→ **Short task**:
Set down, exactly as written, the lines from the top of the data to the line that holds "const ticksA = [0,10,20,30,40,50,60];", and omit the pictures.

→ **Supplied data**:
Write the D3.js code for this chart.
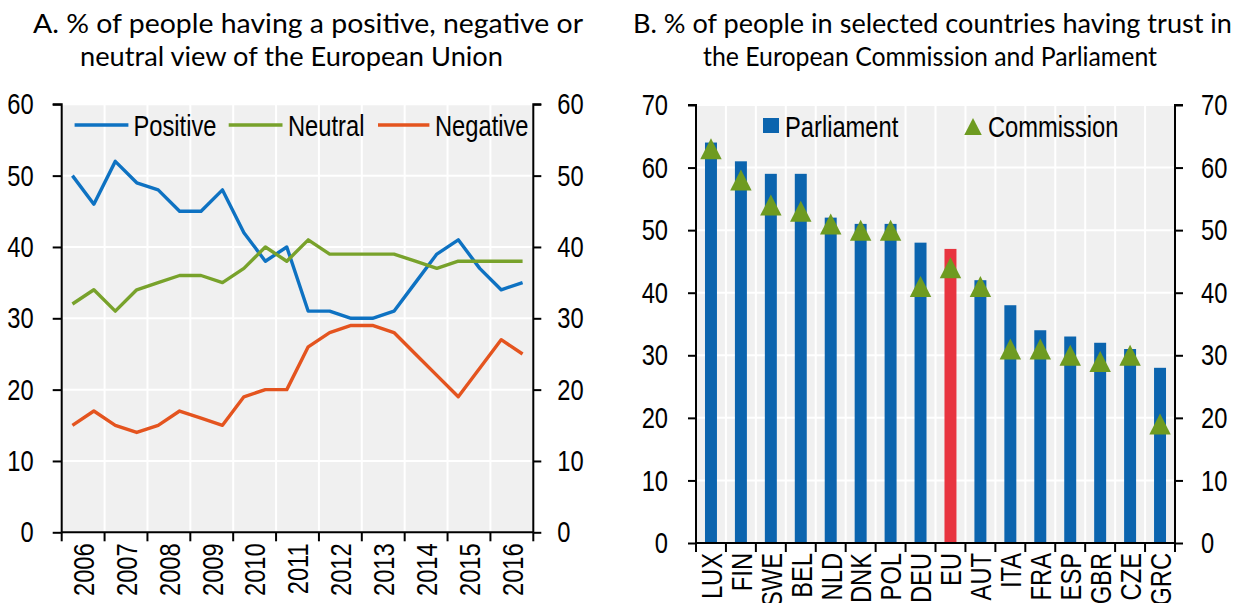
<!DOCTYPE html>
<html><head><meta charset="utf-8">
<script src="https://cdn.jsdelivr.net/npm/d3@7"></script>
<style>
html,body{margin:0;padding:0;background:#fff;}
svg text{font-family:"Liberation Sans",Arial,sans-serif;fill:#000;}
svg text.title{font-family:Lato,"Open Sans","Noto Sans",sans-serif;}
</style></head>
<body>
<svg id="chart" width="1242" height="603"></svg>
<script>
// ---------- Panel A data ----------
const waves = ["2006S","2006A","2007S","2007A","2008S","2008A","2009S","2009A","2010S","2010A","2011S","2011A","2012S","2012A","2013S","2013A","2014S","2014A","2015S","2015A","2016S","2016A"];
const years = ["2006","2007","2008","2009","2010","2011","2012","2013","2014","2015","2016"];
const positive = [50,46,52,49,48,45,45,48,42,38,40,31,31,30,30,31,35,39,41,37,34,35];
const neutral  = [32,34,31,34,35,36,36,35,37,40,38,41,39,39,39,39,38,37,38,38,38,38];
const negative = [15,17,15,14,15,17,16,15,19,20,20,26,28,29,29,28,25,22,19,23,27,25];
const seriesNamesA = ["Positive","Neutral","Negative"];
const ticksA = [0,10,20,30,40,50,60];

// ---------- Panel B data ----------
const countries = ["LUX","FIN","SWE","BEL","NLD","DNK","POL","DEU","EU","AUT","ITA","FRA","ESP","GBR","CZE","GRC"];
const parliament = [64,61,59,59,52,51,51,48,47,42,38,34,33,32,31,28];
const commission = [63,58,54,53,51,50,50,41,44,41,31,31,30,29,30,19];
const seriesNamesB = ["Parliament","Commission"];
const ticksB = [0,10,20,30,40,50,60,70];

const titleA = ["A. % of people having a positive, negative or","neutral view of the European Union"];
const titleB = ["B. % of people in selected countries having trust in","the European Commission and Parliament"];

// ---------- styles ----------
const colPos="#0E72C2", colNeu="#78A22B", colNeg="#E4541F";
const colBar="#0B64AE", colEU="#E8343F", colTri="#6E9B21";
const bg="#F0F0F0";
const FS=30;

const svg=d3.select("#chart");

function title(lines,xs,widths){
  lines.forEach((t,i)=>{
    svg.append("text").attr("class","title").attr("x",xs[i]).attr("y",33+i*33)
      .attr("text-anchor","start").attr("font-size",26.5)
      .attr("textLength",widths[i]).attr("lengthAdjust","spacingAndGlyphs").text(t);
  });
}
title(titleA,[33,80],[550,423]);
title(titleB,[633,703],[599,454]);

// ================= Panel A =================
const A={l:61.7,r:533.3,t:104.3,b:532.3};
const yA=d3.scaleLinear().domain([0,60]).range([A.b,A.t]);
const xYear=d3.scaleBand().domain(years).range([A.l,A.r]).padding(0);
const xWave=d3.scaleBand().domain(waves).range([A.l,A.r]).padding(0);
const gA=svg.append("g");
gA.append("rect").attr("x",A.l).attr("y",A.t).attr("width",A.r-A.l).attr("height",A.b-A.t).attr("fill",bg);
gA.selectAll("line.hg").data(ticksA.slice(1)).join("line")
  .attr("x1",A.l).attr("x2",A.r).attr("y1",d=>yA(d)).attr("y2",d=>yA(d))
  .attr("stroke","#fff").attr("stroke-width",2);
gA.selectAll("line.vg").data(years.slice(1)).join("line")
  .attr("x1",d=>xYear(d)).attr("x2",d=>xYear(d)).attr("y1",A.t).attr("y2",A.b)
  .attr("stroke","#fff").attr("stroke-width",2);
const lineA=d3.line().x((d,i)=>xWave(waves[i])+xWave.bandwidth()/2).y(d=>yA(d));
[[positive,colPos],[neutral,colNeu],[negative,colNeg]].forEach(([s,c])=>{
  gA.append("path").datum(s).attr("d",lineA).attr("fill","none").attr("stroke",c)
    .attr("stroke-width",3.4).attr("stroke-linejoin","round");
});
function styleAxis(g){
  g.select(".domain").attr("stroke","#000").attr("stroke-width",2);
  g.selectAll(".tick line").attr("stroke","#000").attr("stroke-width",2);
  g.selectAll("text").attr("font-size",FS);
  g.attr("font-family",null).attr("font-size",null);
}
gA.append("g").attr("transform",`translate(${A.l},0)`).call(d3.axisLeft(yA).tickValues(ticksA).tickSize(9).tickPadding(19)).call(styleAxis)
  .call(g=>g.select(".domain").attr("d",`M-9,${A.t}H0V${A.b}`));
gA.append("g").attr("transform",`translate(${A.r},0)`).call(d3.axisRight(yA).tickValues(ticksA).tickSize(8).tickPadding(16)).call(styleAxis)
  .call(g=>g.select(".domain").attr("d",`M8,${A.t}H0V${A.b}`));
const xAxA=d3.scaleLinear().domain([0,years.length]).range([A.l,A.r]);
const gxA=gA.append("g").attr("transform",`translate(0,${A.b})`);
gxA.append("line").attr("x1",A.l).attr("x2",A.r).attr("stroke","#000").attr("stroke-width",2);
gxA.selectAll("line.t").data(d3.range(years.length+1)).join("line")
  .attr("x1",d=>xAxA(d)).attr("x2",d=>xAxA(d)).attr("y1",0).attr("y2",9).attr("stroke","#000").attr("stroke-width",2);
gxA.selectAll("text").data(years).join("text")
  .attr("transform",d=>`translate(${xYear(d)+xYear.bandwidth()/2},11) rotate(-90)`)
  .attr("text-anchor","end").attr("dy","0.36em").attr("font-size",FS).text(d=>d);
const legA=[{n:seriesNamesA[0],c:colPos,x1:74.6,x2:128.4,tx:133.5},
            {n:seriesNamesA[1],c:colNeu,x1:228.7,x2:282.5,tx:288},
            {n:seriesNamesA[2],c:colNeg,x1:378,x2:429.4,tx:435}];
legA.forEach(d=>{
  gA.append("line").attr("x1",d.x1).attr("x2",d.x2).attr("y1",125).attr("y2",125).attr("stroke",d.c).attr("stroke-width",3.4);
  gA.append("text").attr("x",d.tx).attr("y",125).attr("dy","0.36em").attr("font-size",FS).text(d.n);
});

// ================= Panel B =================
const B={l:696,r:1175,t:105,b:543};
const yB=d3.scaleLinear().domain([0,70]).range([B.b,B.t]);
const xB=d3.scaleBand().domain(countries).range([B.l,B.r]).paddingInner(0.6).paddingOuter(0.3);
const step=xB.step();
const gB=svg.append("g");
gB.append("rect").attr("x",B.l).attr("y",B.t).attr("width",B.r-B.l).attr("height",B.b-B.t).attr("fill",bg);
gB.selectAll("line.hg").data(ticksB.slice(1)).join("line")
  .attr("x1",B.l).attr("x2",B.r).attr("y1",d=>yB(d)).attr("y2",d=>yB(d))
  .attr("stroke","#fff").attr("stroke-width",2);
gB.selectAll("line.vg").data(countries.slice(1)).join("line")
  .attr("x1",d=>xB(d)-step*0.3).attr("x2",d=>xB(d)-step*0.3).attr("y1",B.t).attr("y2",B.b)
  .attr("stroke","#fff").attr("stroke-width",2);
gB.selectAll("rect.bar").data(countries).join("rect").attr("class","bar")
  .attr("x",d=>xB(d)).attr("width",xB.bandwidth())
  .attr("y",(d,i)=>yB(parliament[i])).attr("height",(d,i)=>yB(0)-yB(parliament[i]))
  .attr("fill",d=>d==="EU"?colEU:colBar);
function tri(w,h){return `M0,${-h/2}L${w/2},${h/2}L${-w/2},${h/2}Z`;}
gB.selectAll("path.tri").data(countries).join("path").attr("class","tri")
  .attr("d",tri(21.5,21))
  .attr("transform",(d,i)=>`translate(${xB(d)+xB.bandwidth()/2},${yB(commission[i])})`)
  .attr("fill",colTri);
gB.append("g").attr("transform",`translate(${B.l},0)`).call(d3.axisLeft(yB).tickValues(ticksB).tickSize(8).tickPadding(20)).call(styleAxis)
  .call(g=>g.select(".domain").attr("d",`M-8,${B.t}H0V${B.b}`));
gB.append("g").attr("transform",`translate(${B.r},0)`).call(d3.axisRight(yB).tickValues(ticksB).tickSize(8).tickPadding(18)).call(styleAxis)
  .call(g=>g.select(".domain").attr("d",`M8,${B.t}H0V${B.b}`));
const gxB=gB.append("g").attr("transform",`translate(0,${B.b})`);
gxB.append("line").attr("x1",B.l).attr("x2",B.r).attr("stroke","#000").attr("stroke-width",2);
gxB.selectAll("line.t").data(d3.range(countries.length+1)).join("line")
  .attr("x1",d=>B.l+d*step).attr("x2",d=>B.l+d*step).attr("y1",0).attr("y2",9).attr("stroke","#000").attr("stroke-width",2);
gxB.selectAll("text").data(countries).join("text")
  .attr("transform",d=>`translate(${xB(d)+xB.bandwidth()/2},10) rotate(-90)`)
  .attr("text-anchor","end").attr("dy","0.36em").attr("font-size",FS).text(d=>d);
gB.append("rect").attr("x",763).attr("y",118).attr("width",16).attr("height",15).attr("fill",colBar);
gB.append("text").attr("x",785).attr("y",126).attr("dy","0.36em").attr("font-size",FS).text(seriesNamesB[0]);
gB.append("path").attr("d",tri(17.5,17)).attr("transform","translate(973,126.5)").attr("fill",colTri);
gB.append("text").attr("x",988).attr("y",126).attr("dy","0.36em").attr("font-size",FS).text(seriesNamesB[1]);

// narrow (condensed) rendering of the Arial-like text
svg.selectAll("text:not(.title)").each(function(){
  const len=this.getComputedTextLength();
  d3.select(this).attr("textLength",len*0.79).attr("lengthAdjust","spacingAndGlyphs");
});
</script>
</body></html>
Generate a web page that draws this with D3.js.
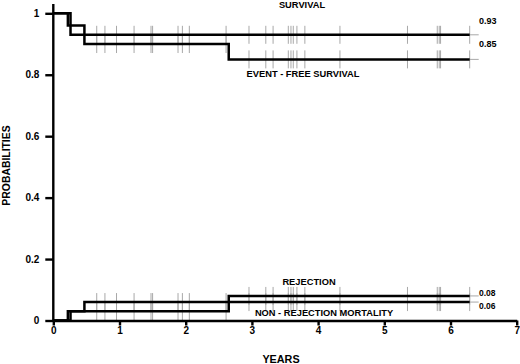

→ **Result for this exercise**:
Write the D3.js code for this chart.
<!DOCTYPE html>
<html><head><meta charset="utf-8">
<script src="https://cdn.jsdelivr.net/npm/d3@7"></script>
<style>
html,body{margin:0;padding:0;background:#fff;}
svg text{font-family:"Liberation Sans",Arial,sans-serif;fill:#000;}
svg text.title{font-family:Lato,"Open Sans","Noto Sans",sans-serif;}
</style></head>
<body>
<svg id="chart" width="1242" height="603"></svg>
<script>
// ---------- Panel A data ----------
const waves = ["2006S","2006A","2007S","2007A","2008S","2008A","2009S","2009A","2010S","2010A","2011S","2011A","2012S","2012A","2013S","2013A","2014S","2014A","2015S","2015A","2016S","2016A"];
const years = ["2006","2007","2008","2009","2010","2011","2012","2013","2014","2015","2016"];
const positive = [50,46,52,49,48,45,45,48,42,38,40,31,31,30,30,31,35,39,41,37,34,35];
const neutral  = [32,34,31,34,35,36,36,35,37,40,38,41,39,39,39,39,38,37,38,38,38,38];
const negative = [15,17,15,14,15,17,16,15,19,20,20,26,28,29,29,28,25,22,19,23,27,25];
const seriesNamesA = ["Positive","Neutral","Negative"];
const ticksA = [0,10,20,30,40,50,60];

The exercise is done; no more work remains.